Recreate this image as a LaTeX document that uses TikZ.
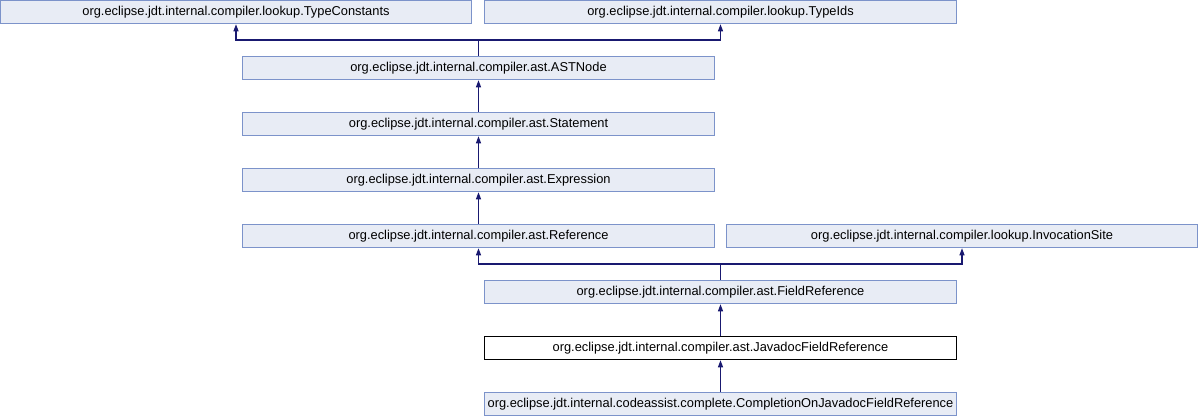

=====

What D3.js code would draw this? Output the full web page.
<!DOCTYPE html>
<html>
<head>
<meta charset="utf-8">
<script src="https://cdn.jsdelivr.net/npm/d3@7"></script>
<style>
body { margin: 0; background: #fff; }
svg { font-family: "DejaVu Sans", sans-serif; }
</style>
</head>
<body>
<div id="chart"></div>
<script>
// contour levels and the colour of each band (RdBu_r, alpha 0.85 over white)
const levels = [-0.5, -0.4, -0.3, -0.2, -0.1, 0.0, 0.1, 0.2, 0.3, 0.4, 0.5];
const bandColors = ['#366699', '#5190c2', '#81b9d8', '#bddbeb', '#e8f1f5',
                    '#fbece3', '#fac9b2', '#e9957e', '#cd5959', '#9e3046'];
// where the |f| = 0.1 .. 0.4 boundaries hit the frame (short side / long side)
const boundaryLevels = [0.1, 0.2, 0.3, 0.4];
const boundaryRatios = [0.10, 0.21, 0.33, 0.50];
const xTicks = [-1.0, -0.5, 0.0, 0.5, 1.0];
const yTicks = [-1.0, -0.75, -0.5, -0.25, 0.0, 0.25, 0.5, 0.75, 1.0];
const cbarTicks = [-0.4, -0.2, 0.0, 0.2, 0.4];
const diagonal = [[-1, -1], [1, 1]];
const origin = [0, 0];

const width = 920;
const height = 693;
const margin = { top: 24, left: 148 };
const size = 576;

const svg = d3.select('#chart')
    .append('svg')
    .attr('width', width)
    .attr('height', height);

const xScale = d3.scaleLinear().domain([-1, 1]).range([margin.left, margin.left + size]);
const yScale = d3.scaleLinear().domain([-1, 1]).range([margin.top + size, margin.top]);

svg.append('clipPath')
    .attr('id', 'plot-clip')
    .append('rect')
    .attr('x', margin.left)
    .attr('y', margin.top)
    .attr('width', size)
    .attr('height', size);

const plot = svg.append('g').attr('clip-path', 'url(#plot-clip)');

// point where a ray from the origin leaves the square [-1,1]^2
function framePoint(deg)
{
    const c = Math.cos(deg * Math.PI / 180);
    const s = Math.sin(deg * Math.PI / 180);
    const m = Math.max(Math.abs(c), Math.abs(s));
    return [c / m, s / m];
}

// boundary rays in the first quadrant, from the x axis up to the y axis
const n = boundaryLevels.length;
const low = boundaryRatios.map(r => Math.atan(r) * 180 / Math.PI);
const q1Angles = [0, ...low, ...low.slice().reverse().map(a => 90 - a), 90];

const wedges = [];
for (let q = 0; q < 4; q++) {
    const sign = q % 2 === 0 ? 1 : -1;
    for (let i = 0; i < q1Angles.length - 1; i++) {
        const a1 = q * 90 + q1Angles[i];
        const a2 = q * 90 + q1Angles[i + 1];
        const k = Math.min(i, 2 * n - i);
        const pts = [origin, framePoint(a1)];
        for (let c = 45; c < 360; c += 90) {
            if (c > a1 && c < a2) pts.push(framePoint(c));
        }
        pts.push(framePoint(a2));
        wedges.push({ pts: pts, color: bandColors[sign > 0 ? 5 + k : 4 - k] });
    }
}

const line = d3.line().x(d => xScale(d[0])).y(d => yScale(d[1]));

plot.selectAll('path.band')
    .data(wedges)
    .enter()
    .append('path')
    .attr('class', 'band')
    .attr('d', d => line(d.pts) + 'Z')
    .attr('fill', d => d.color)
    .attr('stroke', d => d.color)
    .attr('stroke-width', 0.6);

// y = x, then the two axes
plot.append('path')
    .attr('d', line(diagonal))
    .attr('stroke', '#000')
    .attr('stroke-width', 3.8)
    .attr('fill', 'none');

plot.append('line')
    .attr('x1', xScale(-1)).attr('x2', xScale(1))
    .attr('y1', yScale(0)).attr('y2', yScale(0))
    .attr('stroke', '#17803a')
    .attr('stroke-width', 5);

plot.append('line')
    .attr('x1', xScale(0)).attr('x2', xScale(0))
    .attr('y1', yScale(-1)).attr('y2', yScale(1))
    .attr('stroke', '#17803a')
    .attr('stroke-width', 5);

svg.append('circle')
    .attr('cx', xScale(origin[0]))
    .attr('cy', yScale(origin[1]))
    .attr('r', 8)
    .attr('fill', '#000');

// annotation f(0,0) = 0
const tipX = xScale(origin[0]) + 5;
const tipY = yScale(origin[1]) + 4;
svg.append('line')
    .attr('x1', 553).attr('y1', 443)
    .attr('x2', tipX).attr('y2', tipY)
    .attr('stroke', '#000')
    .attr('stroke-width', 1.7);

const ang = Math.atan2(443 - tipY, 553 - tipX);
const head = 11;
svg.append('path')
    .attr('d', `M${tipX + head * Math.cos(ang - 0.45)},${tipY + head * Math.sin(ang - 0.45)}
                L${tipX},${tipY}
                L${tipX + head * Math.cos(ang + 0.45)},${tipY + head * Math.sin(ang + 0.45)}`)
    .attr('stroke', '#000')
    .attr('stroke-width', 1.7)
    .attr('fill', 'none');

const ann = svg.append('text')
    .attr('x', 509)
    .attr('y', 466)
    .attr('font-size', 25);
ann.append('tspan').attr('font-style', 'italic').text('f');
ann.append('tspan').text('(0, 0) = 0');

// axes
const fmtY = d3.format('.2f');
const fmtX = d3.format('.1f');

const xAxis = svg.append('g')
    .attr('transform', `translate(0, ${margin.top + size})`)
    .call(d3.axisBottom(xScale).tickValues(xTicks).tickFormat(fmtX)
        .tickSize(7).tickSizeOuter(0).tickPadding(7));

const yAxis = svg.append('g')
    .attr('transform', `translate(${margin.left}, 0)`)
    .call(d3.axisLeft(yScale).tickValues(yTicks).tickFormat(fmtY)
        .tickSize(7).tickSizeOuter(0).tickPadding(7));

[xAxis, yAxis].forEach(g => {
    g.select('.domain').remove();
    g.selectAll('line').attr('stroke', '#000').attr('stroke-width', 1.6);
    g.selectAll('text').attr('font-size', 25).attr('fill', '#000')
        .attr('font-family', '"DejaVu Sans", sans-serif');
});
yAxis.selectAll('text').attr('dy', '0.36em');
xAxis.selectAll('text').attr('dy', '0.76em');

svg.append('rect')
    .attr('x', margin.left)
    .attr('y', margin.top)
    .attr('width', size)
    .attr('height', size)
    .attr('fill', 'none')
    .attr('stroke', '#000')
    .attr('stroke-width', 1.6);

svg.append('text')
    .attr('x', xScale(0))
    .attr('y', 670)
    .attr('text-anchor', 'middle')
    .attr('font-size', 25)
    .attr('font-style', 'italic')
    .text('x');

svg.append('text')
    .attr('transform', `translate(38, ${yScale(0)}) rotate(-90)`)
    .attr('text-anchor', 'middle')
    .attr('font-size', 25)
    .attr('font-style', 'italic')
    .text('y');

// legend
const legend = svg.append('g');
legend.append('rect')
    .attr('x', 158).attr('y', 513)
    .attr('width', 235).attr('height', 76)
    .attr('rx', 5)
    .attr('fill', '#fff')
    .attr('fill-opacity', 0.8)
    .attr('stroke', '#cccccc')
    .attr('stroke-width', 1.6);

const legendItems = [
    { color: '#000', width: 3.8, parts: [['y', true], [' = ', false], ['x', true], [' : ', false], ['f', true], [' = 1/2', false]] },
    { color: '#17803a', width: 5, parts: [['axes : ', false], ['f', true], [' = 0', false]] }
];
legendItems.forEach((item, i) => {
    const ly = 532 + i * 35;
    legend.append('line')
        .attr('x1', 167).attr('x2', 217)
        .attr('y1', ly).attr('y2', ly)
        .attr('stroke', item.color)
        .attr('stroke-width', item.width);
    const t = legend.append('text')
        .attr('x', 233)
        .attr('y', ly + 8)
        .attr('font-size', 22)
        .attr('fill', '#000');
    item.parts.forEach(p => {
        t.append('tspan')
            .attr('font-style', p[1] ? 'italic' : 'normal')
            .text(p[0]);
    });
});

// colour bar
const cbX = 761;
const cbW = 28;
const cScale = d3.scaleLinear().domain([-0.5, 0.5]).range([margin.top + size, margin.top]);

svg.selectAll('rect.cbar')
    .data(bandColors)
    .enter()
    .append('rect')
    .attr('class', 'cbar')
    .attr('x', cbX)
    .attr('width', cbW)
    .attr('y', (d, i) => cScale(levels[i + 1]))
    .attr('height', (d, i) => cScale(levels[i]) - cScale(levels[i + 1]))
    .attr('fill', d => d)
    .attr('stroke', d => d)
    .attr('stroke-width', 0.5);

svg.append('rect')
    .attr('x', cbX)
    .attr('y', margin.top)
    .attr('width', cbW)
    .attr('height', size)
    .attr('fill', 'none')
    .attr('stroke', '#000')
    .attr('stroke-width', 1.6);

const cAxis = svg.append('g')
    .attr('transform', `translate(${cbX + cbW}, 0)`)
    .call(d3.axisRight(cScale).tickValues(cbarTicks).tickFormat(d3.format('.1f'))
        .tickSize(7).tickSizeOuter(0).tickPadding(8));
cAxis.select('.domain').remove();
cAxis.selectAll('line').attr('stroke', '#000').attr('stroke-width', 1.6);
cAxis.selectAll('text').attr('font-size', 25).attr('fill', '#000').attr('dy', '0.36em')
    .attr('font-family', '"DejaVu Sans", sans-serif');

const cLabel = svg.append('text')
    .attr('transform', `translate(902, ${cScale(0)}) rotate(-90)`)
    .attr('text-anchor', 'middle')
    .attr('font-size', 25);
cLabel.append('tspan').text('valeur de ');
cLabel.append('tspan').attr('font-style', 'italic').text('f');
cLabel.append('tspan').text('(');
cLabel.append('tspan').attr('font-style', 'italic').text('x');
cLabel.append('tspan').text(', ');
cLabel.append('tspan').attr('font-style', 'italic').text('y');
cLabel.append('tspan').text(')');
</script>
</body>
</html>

=====

* _WHAT YOU HAVE TO DO_
Retype exactly, and only, the lines from the one containing "What D3.js code" through the one containing "const size = 576;", both included.

* _CORRECT OUTPUT_
What D3.js code would draw this? Output the full web page.
<!DOCTYPE html>
<html>
<head>
<meta charset="utf-8">
<script src="https://cdn.jsdelivr.net/npm/d3@7"></script>
<style>
body { margin: 0; background: #fff; }
svg { font-family: "DejaVu Sans", sans-serif; }
</style>
</head>
<body>
<div id="chart"></div>
<script>
// contour levels and the colour of each band (RdBu_r, alpha 0.85 over white)
const levels = [-0.5, -0.4, -0.3, -0.2, -0.1, 0.0, 0.1, 0.2, 0.3, 0.4, 0.5];
const bandColors = ['#366699', '#5190c2', '#81b9d8', '#bddbeb', '#e8f1f5',
                    '#fbece3', '#fac9b2', '#e9957e', '#cd5959', '#9e3046'];
// where the |f| = 0.1 .. 0.4 boundaries hit the frame (short side / long side)
const boundaryLevels = [0.1, 0.2, 0.3, 0.4];
const boundaryRatios = [0.10, 0.21, 0.33, 0.50];
const xTicks = [-1.0, -0.5, 0.0, 0.5, 1.0];
const yTicks = [-1.0, -0.75, -0.5, -0.25, 0.0, 0.25, 0.5, 0.75, 1.0];
const cbarTicks = [-0.4, -0.2, 0.0, 0.2, 0.4];
const diagonal = [[-1, -1], [1, 1]];
const origin = [0, 0];

const width = 920;
const height = 693;
const margin = { top: 24, left: 148 };
const size = 576;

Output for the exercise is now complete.